Requirement: All of the data that follows should be retyped exactly, please, except the pictures.

+++ Provided data

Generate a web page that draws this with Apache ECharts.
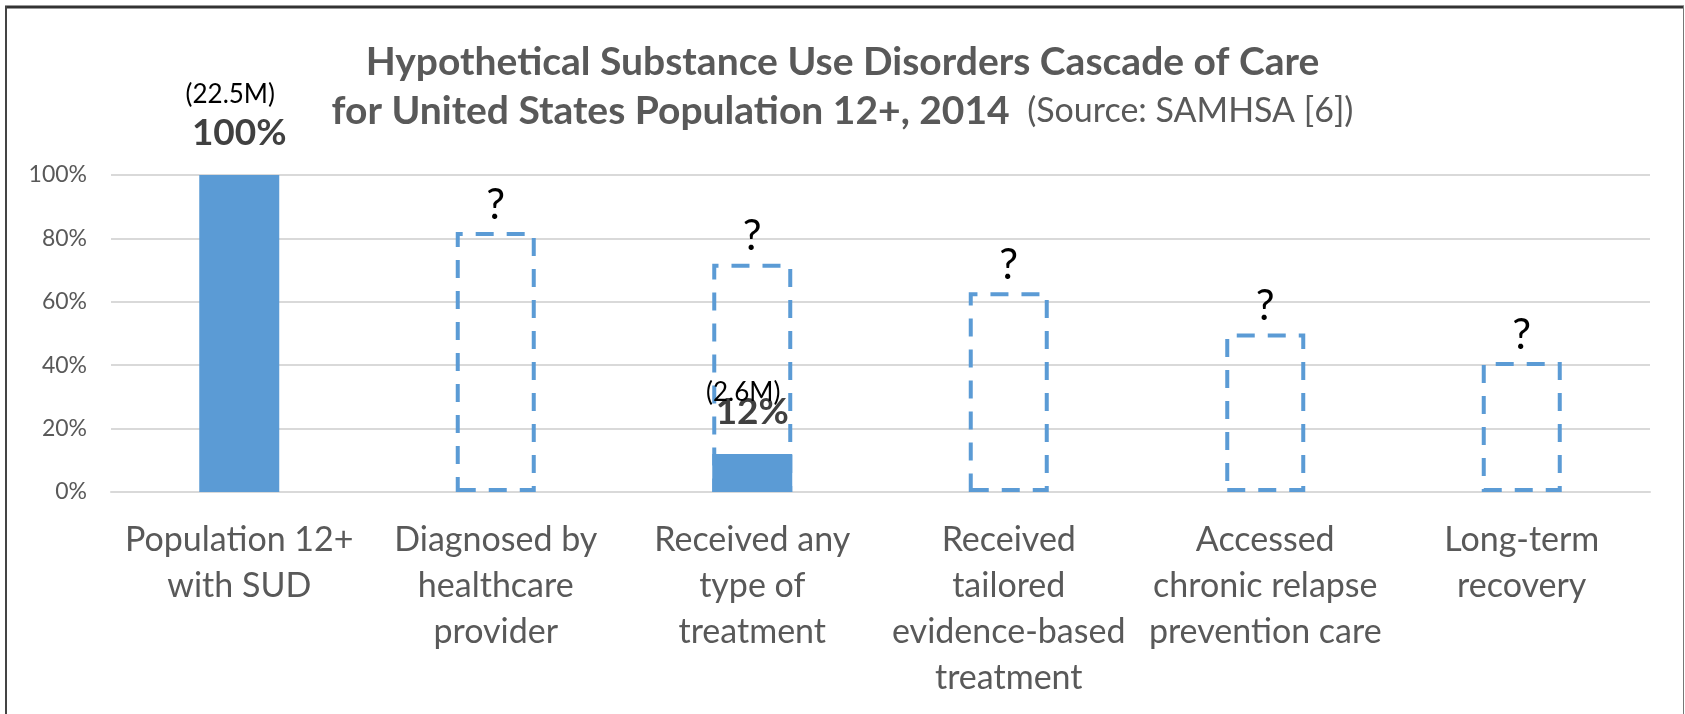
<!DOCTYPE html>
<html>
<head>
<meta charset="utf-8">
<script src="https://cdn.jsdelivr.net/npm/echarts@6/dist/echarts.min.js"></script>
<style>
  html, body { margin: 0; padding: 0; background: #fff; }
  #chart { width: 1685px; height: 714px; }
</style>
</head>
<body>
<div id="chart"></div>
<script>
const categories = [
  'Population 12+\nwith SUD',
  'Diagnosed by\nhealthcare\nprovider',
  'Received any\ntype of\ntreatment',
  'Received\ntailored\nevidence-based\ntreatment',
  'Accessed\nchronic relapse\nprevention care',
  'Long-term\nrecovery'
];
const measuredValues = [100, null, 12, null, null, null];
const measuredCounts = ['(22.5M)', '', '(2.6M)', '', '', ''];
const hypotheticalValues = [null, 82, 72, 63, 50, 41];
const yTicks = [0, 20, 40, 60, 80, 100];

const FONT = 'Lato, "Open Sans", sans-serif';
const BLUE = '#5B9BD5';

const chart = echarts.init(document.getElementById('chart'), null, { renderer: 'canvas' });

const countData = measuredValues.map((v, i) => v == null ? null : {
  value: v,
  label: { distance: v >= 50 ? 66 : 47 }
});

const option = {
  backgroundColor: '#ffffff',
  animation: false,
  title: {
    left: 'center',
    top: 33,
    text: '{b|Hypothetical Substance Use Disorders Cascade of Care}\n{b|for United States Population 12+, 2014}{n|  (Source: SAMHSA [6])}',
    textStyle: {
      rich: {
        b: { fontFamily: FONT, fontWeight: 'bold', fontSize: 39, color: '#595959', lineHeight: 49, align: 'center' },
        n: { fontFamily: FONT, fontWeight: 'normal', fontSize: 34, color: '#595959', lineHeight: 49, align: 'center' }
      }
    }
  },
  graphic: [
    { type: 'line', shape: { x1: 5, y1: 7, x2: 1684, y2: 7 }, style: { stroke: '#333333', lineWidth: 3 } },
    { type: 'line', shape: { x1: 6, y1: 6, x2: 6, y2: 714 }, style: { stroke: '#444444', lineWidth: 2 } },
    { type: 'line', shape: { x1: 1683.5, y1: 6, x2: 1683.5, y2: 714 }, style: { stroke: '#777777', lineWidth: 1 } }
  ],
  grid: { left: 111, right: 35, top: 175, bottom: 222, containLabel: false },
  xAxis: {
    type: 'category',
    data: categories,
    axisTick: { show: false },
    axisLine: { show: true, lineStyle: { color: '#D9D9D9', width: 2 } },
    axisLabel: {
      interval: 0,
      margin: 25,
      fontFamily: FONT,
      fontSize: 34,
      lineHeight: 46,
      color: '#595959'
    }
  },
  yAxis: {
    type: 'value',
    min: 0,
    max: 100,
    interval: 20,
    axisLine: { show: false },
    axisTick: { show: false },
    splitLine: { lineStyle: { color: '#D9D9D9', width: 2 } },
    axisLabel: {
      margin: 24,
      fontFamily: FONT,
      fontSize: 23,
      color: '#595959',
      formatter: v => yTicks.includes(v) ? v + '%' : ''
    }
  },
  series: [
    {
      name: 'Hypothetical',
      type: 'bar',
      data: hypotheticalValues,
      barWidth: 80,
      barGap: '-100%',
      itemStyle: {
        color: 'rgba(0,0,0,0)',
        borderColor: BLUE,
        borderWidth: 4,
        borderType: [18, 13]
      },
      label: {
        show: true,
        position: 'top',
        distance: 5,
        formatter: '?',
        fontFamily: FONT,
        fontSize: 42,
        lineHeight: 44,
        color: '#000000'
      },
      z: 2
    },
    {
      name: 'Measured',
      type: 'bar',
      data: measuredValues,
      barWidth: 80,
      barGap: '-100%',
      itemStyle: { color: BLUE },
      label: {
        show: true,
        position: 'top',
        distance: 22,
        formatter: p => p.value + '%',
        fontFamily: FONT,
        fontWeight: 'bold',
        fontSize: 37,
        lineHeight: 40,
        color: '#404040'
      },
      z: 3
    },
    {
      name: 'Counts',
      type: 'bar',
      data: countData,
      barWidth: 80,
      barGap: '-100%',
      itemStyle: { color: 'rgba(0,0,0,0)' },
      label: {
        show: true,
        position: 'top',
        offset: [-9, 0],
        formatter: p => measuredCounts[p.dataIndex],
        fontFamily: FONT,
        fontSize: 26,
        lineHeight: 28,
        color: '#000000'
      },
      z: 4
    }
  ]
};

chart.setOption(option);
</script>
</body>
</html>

++++++

Answer below:
Generate a web page that draws this with Apache ECharts.
<!DOCTYPE html>
<html>
<head>
<meta charset="utf-8">
<script src="https://cdn.jsdelivr.net/npm/echarts@6/dist/echarts.min.js"></script>
<style>
  html, body { margin: 0; padding: 0; background: #fff; }
  #chart { width: 1685px; height: 714px; }
</style>
</head>
<body>
<div id="chart"></div>
<script>
const categories = [
  'Population 12+\nwith SUD',
  'Diagnosed by\nhealthcare\nprovider',
  'Received any\ntype of\ntreatment',
  'Received\ntailored\nevidence-based\ntreatment',
  'Accessed\nchronic relapse\nprevention care',
  'Long-term\nrecovery'
];
const measuredValues = [100, null, 12, null, null, null];
const measuredCounts = ['(22.5M)', '', '(2.6M)', '', '', ''];
const hypotheticalValues = [null, 82, 72, 63, 50, 41];
const yTicks = [0, 20, 40, 60, 80, 100];

const FONT = 'Lato, "Open Sans", sans-serif';
const BLUE = '#5B9BD5';

const chart = echarts.init(document.getElementById('chart'), null, { renderer: 'canvas' });

const countData = measuredValues.map((v, i) => v == null ? null : {
  value: v,
  label: { distance: v >= 50 ? 66 : 47 }
});

const option = {
  backgroundColor: '#ffffff',
  animation: false,
  title: {
    left: 'center',
    top: 33,
    text: '{b|Hypothetical Substance Use Disorders Cascade of Care}\n{b|for United States Population 12+, 2014}{n|  (Source: SAMHSA [6])}',
    textStyle: {
      rich: {
        b: { fontFamily: FONT, fontWeight: 'bold', fontSize: 39, color: '#595959', lineHeight: 49, align: 'center' },
        n: { fontFamily: FONT, fontWeight: 'normal', fontSize: 34, color: '#595959', lineHeight: 49, align: 'center' }
      }
    }
  },
  graphic: [
    { type: 'line', shape: { x1: 5, y1: 7, x2: 1684, y2: 7 }, style: { stroke: '#333333', lineWidth: 3 } },
    { type: 'line', shape: { x1: 6, y1: 6, x2: 6, y2: 714 }, style: { stroke: '#444444', lineWidth: 2 } },
    { type: 'line', shape: { x1: 1683.5, y1: 6, x2: 1683.5, y2: 714 }, style: { stroke: '#777777', lineWidth: 1 } }
  ],
  grid: { left: 111, right: 35, top: 175, bottom: 222, containLabel: false },
  xAxis: {
    type: 'category',
    data: categories,
    axisTick: { show: false },
    axisLine: { show: true, lineStyle: { color: '#D9D9D9', width: 2 } },
    axisLabel: {
      interval: 0,
      margin: 25,
      fontFamily: FONT,
      fontSize: 34,
      lineHeight: 46,
      color: '#595959'
    }
  },
  yAxis: {
    type: 'value',
    min: 0,
    max: 100,
    interval: 20,
    axisLine: { show: false },
    axisTick: { show: false },
    splitLine: { lineStyle: { color: '#D9D9D9', width: 2 } },
    axisLabel: {
      margin: 24,
      fontFamily: FONT,
      fontSize: 23,
      color: '#595959',
      formatter: v => yTicks.includes(v) ? v + '%' : ''
    }
  },
  series: [
    {
      name: 'Hypothetical',
      type: 'bar',
      data: hypotheticalValues,
      barWidth: 80,
      barGap: '-100%',
      itemStyle: {
        color: 'rgba(0,0,0,0)',
        borderColor: BLUE,
        borderWidth: 4,
        borderType: [18, 13]
      },
      label: {
        show: true,
        position: 'top',
        distance: 5,
        formatter: '?',
        fontFamily: FONT,
        fontSize: 42,
        lineHeight: 44,
        color: '#000000'
      },
      z: 2
    },
    {
      name: 'Measured',
      type: 'bar',
      data: measuredValues,
      barWidth: 80,
      barGap: '-100%',
      itemStyle: { color: BLUE },
      label: {
        show: true,
        position: 'top',
        distance: 22,
        formatter: p => p.value + '%',
        fontFamily: FONT,
        fontWeight: 'bold',
        fontSize: 37,
        lineHeight: 40,
        color: '#404040'
      },
      z: 3
    },
    {
      name: 'Counts',
      type: 'bar',
      data: countData,
      barWidth: 80,
      barGap: '-100%',
      itemStyle: { color: 'rgba(0,0,0,0)' },
      label: {
        show: true,
        position: 'top',
        offset: [-9, 0],
        formatter: p => measuredCounts[p.dataIndex],
        fontFamily: FONT,
        fontSize: 26,
        lineHeight: 28,
        color: '#000000'
      },
      z: 4
    }
  ]
};

chart.setOption(option);
</script>
</body>
</html>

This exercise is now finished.